Now just type the plain password and press ENTER. You will be provided with the encrypted password, that we can use in the next step, so copy it and let’s add the entry to /etc/mail/passwd:

foo@example.com:your crypted password goes here::::::

Replace the password and make sure to have six colons at the very end.

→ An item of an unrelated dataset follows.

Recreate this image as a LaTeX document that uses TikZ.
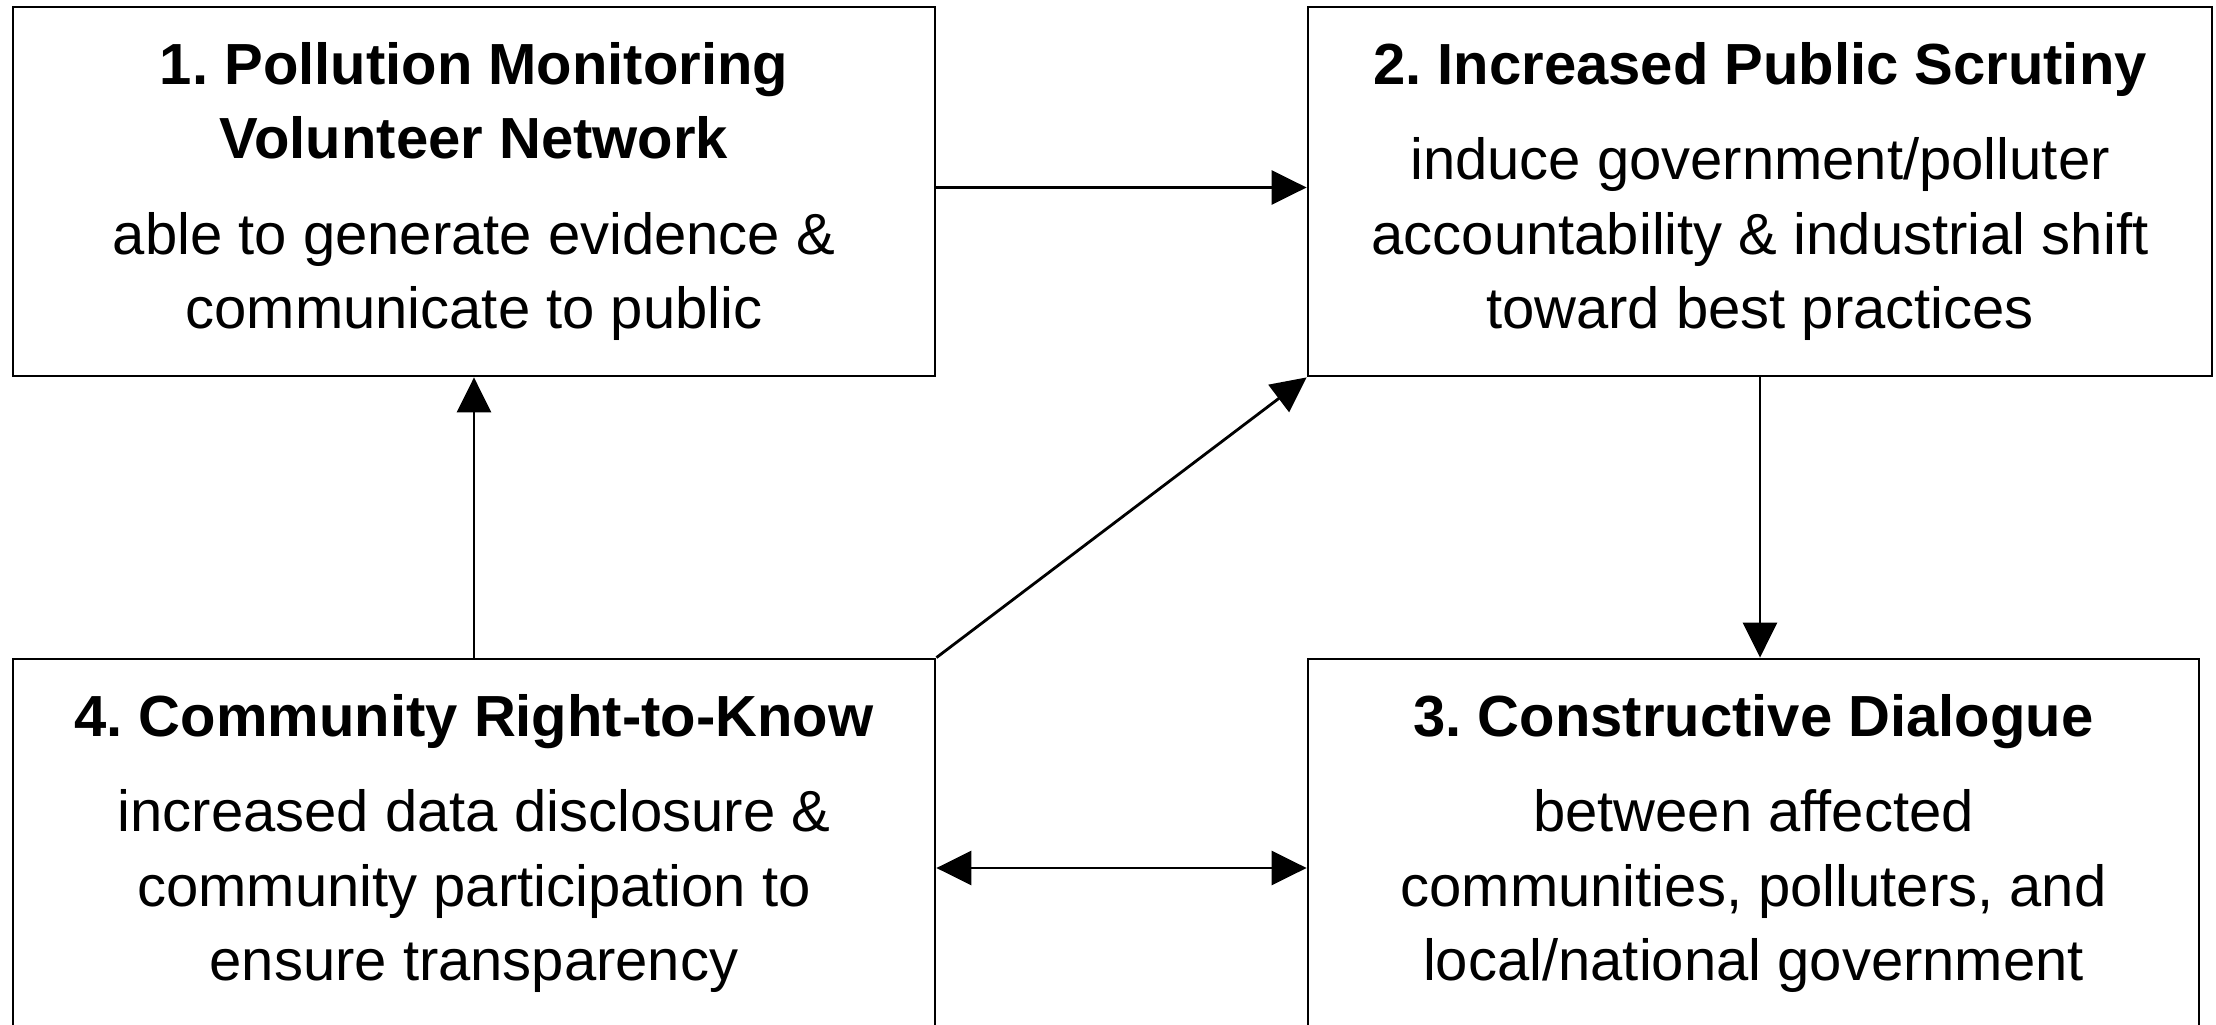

Lastly, we need to add the virtual user and map it to the vmail system user in /etc/mail/virtuals:

foo@example.com vmail

After restarting smtpd and dovecot to read the configuration again, we’re done:

service dovecot restart
service smtpd restart

Test the setup

Feel free to set up Thunderbird with the new credentials, using the full email adress foo@example.com as username for both IMAP and SMTP and the password you’ve encrypted before.

Conclusion

As with the first two steps, breaking the setup of a mail server down to it’s integral parts, makes it way easier to follow along. To always have a working result at the end of each post, at least for me, gives me the confidence that I will end up with a working system instead of following a long guide and in the end nothing works. By now, we have fully working core functionality and the email is delivered in the final way. In the next steps, we’ll integrate rspamd and take care for correct DKIM and DMARC records. Finally, we’ll learn how to make rspamd learn based on your junk folder and make our TLS certificates renew on a regular cycle.